One effective method is layered audience structuring. Brands combine broad prospecting campaigns with retargeting based on website visits, video engagement, or purchase intent signals.

Dynamic retargeting has also become more advanced. Meta’s AI can personalize product recommendations and creatives in real time based on user behavior. Ecommerce brands often use catalog ads that automatically display products users previously viewed or added to cart.

Another important strategy is value-based optimization. Instead of optimizing only for conversions, advertisers focus on metrics like customer lifetime value (LTV), average order value, or retention. Value-based Lookalike Audiences help Meta identify users similar to a brand’s highest-value customers.
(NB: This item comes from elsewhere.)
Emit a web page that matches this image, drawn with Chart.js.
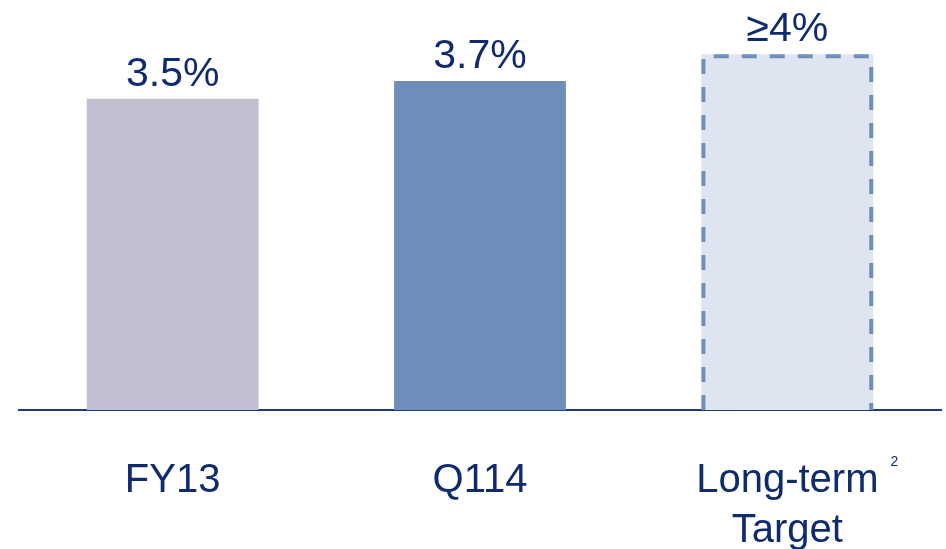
<!DOCTYPE html>
<html>
<head>
<meta charset="utf-8">
<script src="https://cdn.jsdelivr.net/npm/chart.js@4"></script>
<style>
  html, body { margin: 0; padding: 0; background: #fff; }
  #wrap { width: 946px; height: 549px; }
</style>
</head>
<body>
<div id="wrap"><canvas id="myChart"></canvas></div>
<script>
// chart data
var categories = [['FY13'], ['Q114'], ['Long-term', 'Target']];
var values = [3.5, 3.7, 4.0];
var valueLabels = ['3.5%', '3.7%', '\u22654%'];
var footnotes = ['', '', '2'];

var navy = '#0d2b6e';
var fills = ['#c0c0d0', '#6e8fba', '#dee5f0'];
var dashedBar = 2; // index of the target bar, drawn with a dashed outline

// value labels, dashed outline and footnote marker
var labelsPlugin = {
  id: 'labels',
  afterDatasetsDraw: function(chart) {
    var ctx = chart.ctx;
    var meta = chart.getDatasetMeta(0);
    ctx.save();

    // dashed outline on the target bar
    var b = meta.data[dashedBar];
    var half = b.width / 2;
    ctx.strokeStyle = '#7090bb';
    ctx.lineWidth = 4;
    ctx.setLineDash([15, 13]);
    ctx.beginPath();
    ctx.moveTo(b.x - half + 2, b.base);
    ctx.lineTo(b.x - half + 2, b.y + 2);
    ctx.lineTo(b.x + half - 2, b.y + 2);
    ctx.lineTo(b.x + half - 2, b.base);
    ctx.stroke();
    ctx.setLineDash([]);

    ctx.fillStyle = navy;
    ctx.font = '41px "Liberation Sans", Arial, sans-serif';
    ctx.textAlign = 'center';
    ctx.textBaseline = 'alphabetic';
    meta.data.forEach(function(bar, i) {
      ctx.fillText(valueLabels[i], bar.x, bar.y - 13);
    });

    // superscript footnote next to the first line of the tick label
    var xs = chart.scales.x;
    footnotes.forEach(function(f, i) {
      if (!f) return;
      ctx.font = '40px "Liberation Sans", Arial, sans-serif';
      var w = ctx.measureText(categories[i][0]).width;
      var x = xs.getPixelForTick(i) + w / 2 + 12;
      ctx.font = '14px "Liberation Sans", Arial, sans-serif';
      ctx.textAlign = 'left';
      ctx.fillText(f, x, 466);
    });
    ctx.restore();
  }
};

var ctx = document.getElementById('myChart').getContext('2d');
var myChart = new Chart(ctx, {
  type: 'bar',
  data: {
    labels: categories,
    datasets: [{
      data: values,
      backgroundColor: fills,
      borderWidth: 0,
      barPercentage: 1,
      categoryPercentage: 0.559
    }]
  },
  options: {
    responsive: true,
    maintainAspectRatio: false,
    animation: false,
    layout: { padding: { top: 1, left: 19, right: 5, bottom: 0 } },
    plugins: {
      legend: { display: false },
      tooltip: { enabled: false }
    },
    scales: {
      x: {
        grid: { display: false, drawTicks: false },
        border: { display: true, color: '#1f3a7a', width: 2 },
        ticks: {
          color: navy,
          padding: 46,
          font: { family: '"Liberation Sans", Arial, sans-serif', size: 40, lineHeight: 1.25 }
        },
        afterFit: function(scale) { scale.height = 139; }
      },
      y: {
        display: false,
        min: 0,
        max: 4.6
      }
    }
  },
  plugins: [labelsPlugin]
});
</script>
</body>
</html>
Behavioral sequencing is also widely used. Advertisers guide users through different stages of the funnel with tailored messaging:

  • Awareness content for cold audiences.
  • Product demos or reviews for engaged users.
  • Conversion-focused offers for high-intent visitors.
  • Upsell campaigns for existing customers.

Creative segmentation is becoming equally important. Instead of segmenting audiences manually, advertisers test multiple creative styles, messaging angles, and formats while Meta’s AI automatically matches the right creative to the right user.

At the same time, strong measurement infrastructure remains essential. Conversions API, server-side tracking, CRM integration, and accurate event tracking all help improve targeting performance and optimization accuracy.

Brands that achieve consistent results with Meta Ads in 2026 often go beyond basic targeting setups and focus on building unified data and creative ecosystems. This requires close collaboration between marketing, analytics, and product teams to ensure that every signal sent to Meta’s algorithms is meaningful and actionable. Companies like PUNIN GROUP demonstrate how integrating strategy, creativity, and cross-functional expertise can support more precise audience targeting and long-term marketing efficiency.

Measuring Targeting Effectiveness

In 2026, measuring Meta Ads targeting effectiveness is more complex because AI now handles much of the audience optimization process. Traditional metrics like clicks and impressions are no longer enough. Advertisers must evaluate how well campaigns attract valuable customers and support long-term growth.

While Return on Ad Spend (ROAS) remains important, marketers increasingly focus on broader performance metrics, including:

  • Customer Lifetime Value (LTV)
  • Cost Per Acquisition (CPA)
  • Retention rate
  • Repeat purchases
  • Average order value
  • Conversion quality.

These metrics help determine whether campaigns are attracting high-value users rather than simply generating cheap conversions.

Ultimately, measuring targeting effectiveness in 2026 is no longer just about audience settings. Success depends on creative quality, data accuracy, customer experience, and how effectively advertisers guide Meta’s AI systems.

Future Trends in Meta Ads Targeting

Meta Ads targeting is becoming increasingly automated and AI-driven. In the coming years, advertisers will rely less on manual audience setup and more on machine learning systems that predict user behavior and optimize campaigns in real time.

One major trend is the growing importance of first-party data. As privacy regulations continue to limit third-party tracking, brands will focus more on collecting customer data through websites, apps, email marketing, and CRM systems. Businesses with strong first-party data strategies will have a clear competitive advantage.

AI automation will also continue expanding through Meta Advantage+ tools. Future campaigns will likely automate not only targeting and placements, but also creative generation, budget optimization, and personalized messaging.

Another important shift is the rise of contextual and behavioral targeting. Instead of relying heavily on detailed user data, Meta’s algorithms will increasingly analyze content engagement, viewing habits, and interaction patterns to determine ad relevance.

At the same time, marketers will need to balance personalization with privacy and transparency. Consumers are becoming more aware of data usage, making ethical advertising practices more important than ever.